- _CHALLENGE_
For each line that holds "this", copy the line out.

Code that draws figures
+++
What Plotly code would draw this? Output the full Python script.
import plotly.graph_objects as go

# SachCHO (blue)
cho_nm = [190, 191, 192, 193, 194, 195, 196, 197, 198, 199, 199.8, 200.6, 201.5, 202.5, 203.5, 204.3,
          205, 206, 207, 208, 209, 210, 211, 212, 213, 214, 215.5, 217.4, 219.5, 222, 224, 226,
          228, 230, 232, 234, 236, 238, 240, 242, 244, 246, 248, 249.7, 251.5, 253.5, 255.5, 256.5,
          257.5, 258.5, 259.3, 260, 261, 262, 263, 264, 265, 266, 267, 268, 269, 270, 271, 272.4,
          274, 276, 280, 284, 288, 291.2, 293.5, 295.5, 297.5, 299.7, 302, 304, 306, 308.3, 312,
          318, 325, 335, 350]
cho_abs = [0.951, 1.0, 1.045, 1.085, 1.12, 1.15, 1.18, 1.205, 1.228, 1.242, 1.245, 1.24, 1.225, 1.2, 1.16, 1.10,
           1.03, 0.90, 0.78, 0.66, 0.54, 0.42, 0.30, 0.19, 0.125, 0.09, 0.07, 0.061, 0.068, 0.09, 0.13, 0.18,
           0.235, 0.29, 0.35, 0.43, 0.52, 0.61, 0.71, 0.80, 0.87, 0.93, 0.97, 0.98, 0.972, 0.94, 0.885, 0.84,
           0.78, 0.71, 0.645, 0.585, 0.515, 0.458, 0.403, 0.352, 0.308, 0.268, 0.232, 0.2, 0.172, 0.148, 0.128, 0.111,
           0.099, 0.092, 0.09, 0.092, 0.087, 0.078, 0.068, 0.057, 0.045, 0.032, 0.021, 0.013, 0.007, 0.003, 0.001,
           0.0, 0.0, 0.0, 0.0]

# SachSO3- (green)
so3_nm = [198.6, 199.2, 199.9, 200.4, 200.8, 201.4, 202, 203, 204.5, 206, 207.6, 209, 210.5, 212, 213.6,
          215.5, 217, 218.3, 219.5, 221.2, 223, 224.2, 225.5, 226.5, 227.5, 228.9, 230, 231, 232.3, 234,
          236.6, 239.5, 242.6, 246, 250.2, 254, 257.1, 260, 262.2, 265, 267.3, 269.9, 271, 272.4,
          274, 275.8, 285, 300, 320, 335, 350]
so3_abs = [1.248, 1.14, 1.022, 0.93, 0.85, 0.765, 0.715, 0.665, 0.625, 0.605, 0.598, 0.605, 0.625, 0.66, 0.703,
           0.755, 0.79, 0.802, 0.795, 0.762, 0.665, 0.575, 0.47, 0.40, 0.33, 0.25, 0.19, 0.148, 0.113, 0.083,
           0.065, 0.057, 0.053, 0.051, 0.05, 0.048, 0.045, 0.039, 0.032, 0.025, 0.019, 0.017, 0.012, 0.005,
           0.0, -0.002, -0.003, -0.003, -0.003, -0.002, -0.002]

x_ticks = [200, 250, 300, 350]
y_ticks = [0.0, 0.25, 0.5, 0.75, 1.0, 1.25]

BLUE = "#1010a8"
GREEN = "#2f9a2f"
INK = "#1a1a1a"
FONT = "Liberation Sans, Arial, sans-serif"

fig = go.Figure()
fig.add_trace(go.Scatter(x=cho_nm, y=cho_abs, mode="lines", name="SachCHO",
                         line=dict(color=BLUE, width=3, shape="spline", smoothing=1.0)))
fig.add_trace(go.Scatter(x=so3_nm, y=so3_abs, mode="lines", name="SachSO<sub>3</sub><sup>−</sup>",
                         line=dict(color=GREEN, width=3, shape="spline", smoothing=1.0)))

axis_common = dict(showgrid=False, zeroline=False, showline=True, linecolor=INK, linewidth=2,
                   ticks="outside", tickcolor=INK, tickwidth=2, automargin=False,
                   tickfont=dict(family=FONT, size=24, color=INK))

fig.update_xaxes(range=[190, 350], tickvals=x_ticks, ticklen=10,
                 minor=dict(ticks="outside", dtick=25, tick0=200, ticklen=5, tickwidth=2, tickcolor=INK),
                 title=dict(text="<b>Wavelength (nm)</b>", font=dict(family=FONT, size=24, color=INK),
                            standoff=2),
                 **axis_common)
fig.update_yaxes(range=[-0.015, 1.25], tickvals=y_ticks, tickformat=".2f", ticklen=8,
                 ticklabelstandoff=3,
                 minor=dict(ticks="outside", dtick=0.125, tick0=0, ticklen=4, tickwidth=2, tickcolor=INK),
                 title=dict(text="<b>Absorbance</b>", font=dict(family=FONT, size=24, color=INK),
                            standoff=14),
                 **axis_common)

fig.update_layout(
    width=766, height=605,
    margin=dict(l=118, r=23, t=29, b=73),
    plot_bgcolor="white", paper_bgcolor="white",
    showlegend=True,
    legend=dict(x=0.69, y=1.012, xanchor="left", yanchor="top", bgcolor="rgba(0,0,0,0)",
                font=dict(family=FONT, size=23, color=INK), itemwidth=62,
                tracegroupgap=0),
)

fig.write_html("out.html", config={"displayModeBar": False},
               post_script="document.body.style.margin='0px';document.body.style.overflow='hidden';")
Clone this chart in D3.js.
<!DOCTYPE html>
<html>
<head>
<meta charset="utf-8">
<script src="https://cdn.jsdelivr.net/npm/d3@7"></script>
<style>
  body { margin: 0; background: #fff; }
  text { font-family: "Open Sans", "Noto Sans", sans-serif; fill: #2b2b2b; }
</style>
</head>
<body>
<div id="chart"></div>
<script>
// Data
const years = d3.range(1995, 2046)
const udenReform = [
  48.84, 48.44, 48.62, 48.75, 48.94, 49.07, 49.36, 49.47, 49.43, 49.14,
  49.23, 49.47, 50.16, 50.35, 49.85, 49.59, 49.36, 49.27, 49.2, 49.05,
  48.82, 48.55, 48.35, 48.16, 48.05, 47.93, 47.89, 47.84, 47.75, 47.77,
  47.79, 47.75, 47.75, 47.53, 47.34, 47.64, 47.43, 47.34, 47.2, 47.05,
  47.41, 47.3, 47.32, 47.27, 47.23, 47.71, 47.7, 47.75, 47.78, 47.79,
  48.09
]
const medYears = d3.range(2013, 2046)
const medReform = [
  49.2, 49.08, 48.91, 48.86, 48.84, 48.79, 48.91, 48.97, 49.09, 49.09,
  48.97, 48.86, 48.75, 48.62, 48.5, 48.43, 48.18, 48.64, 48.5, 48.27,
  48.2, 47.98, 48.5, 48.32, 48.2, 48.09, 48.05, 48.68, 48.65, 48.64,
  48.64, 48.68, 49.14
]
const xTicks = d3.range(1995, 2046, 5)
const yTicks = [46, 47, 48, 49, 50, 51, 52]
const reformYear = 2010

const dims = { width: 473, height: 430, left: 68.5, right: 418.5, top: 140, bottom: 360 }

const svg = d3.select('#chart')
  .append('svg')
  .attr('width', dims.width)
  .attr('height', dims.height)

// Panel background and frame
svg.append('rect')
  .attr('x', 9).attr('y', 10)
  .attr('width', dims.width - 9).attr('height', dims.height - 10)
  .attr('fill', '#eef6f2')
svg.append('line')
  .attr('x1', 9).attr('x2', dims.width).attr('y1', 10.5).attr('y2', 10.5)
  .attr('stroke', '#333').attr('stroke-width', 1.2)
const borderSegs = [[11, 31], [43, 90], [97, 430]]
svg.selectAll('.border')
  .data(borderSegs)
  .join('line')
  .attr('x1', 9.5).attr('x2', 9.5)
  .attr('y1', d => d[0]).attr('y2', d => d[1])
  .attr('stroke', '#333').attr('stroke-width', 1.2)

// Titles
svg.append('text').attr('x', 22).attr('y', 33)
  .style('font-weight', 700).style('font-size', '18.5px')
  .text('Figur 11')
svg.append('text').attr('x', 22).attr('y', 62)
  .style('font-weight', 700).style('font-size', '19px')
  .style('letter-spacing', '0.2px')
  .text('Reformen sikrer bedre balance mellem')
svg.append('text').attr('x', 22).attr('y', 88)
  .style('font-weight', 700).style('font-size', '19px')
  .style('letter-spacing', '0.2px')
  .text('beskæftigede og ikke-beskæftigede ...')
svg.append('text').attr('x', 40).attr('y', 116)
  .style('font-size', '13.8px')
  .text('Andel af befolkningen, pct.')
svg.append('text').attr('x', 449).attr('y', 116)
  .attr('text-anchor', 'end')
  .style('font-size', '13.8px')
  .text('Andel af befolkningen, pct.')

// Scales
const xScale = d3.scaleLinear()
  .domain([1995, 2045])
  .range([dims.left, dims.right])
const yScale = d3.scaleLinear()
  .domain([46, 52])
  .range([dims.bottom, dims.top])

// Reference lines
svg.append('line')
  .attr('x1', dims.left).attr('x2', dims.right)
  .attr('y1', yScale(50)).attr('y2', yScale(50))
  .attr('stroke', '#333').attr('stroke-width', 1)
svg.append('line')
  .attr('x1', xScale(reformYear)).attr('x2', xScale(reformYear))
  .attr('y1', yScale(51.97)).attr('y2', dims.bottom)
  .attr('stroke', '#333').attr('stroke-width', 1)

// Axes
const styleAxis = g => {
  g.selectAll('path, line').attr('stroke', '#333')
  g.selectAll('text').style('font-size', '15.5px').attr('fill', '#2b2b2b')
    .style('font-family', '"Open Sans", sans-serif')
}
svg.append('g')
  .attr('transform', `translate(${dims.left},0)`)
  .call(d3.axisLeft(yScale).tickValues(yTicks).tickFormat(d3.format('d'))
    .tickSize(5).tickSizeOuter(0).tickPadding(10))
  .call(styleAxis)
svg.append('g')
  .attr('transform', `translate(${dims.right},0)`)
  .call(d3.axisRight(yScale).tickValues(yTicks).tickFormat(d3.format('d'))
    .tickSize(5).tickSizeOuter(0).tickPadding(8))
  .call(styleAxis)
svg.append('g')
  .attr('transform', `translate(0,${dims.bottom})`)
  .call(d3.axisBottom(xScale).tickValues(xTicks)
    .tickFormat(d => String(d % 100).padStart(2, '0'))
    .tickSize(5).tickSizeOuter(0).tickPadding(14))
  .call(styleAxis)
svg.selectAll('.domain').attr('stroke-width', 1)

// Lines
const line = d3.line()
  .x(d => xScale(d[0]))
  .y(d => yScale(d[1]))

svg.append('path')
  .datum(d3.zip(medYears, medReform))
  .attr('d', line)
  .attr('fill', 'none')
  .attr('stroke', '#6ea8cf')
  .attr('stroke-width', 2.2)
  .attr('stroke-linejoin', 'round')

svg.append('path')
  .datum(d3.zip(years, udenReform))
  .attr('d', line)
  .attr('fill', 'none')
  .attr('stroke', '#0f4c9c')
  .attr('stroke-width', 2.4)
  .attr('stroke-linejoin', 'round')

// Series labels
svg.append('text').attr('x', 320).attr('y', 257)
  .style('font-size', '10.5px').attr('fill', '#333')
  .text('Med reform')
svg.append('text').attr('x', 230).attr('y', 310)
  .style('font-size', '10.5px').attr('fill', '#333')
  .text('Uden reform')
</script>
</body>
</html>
+++
- _EXERCISE SOLUTION_
What Plotly code would draw this? Output the full Python script.
Clone this chart in D3.js.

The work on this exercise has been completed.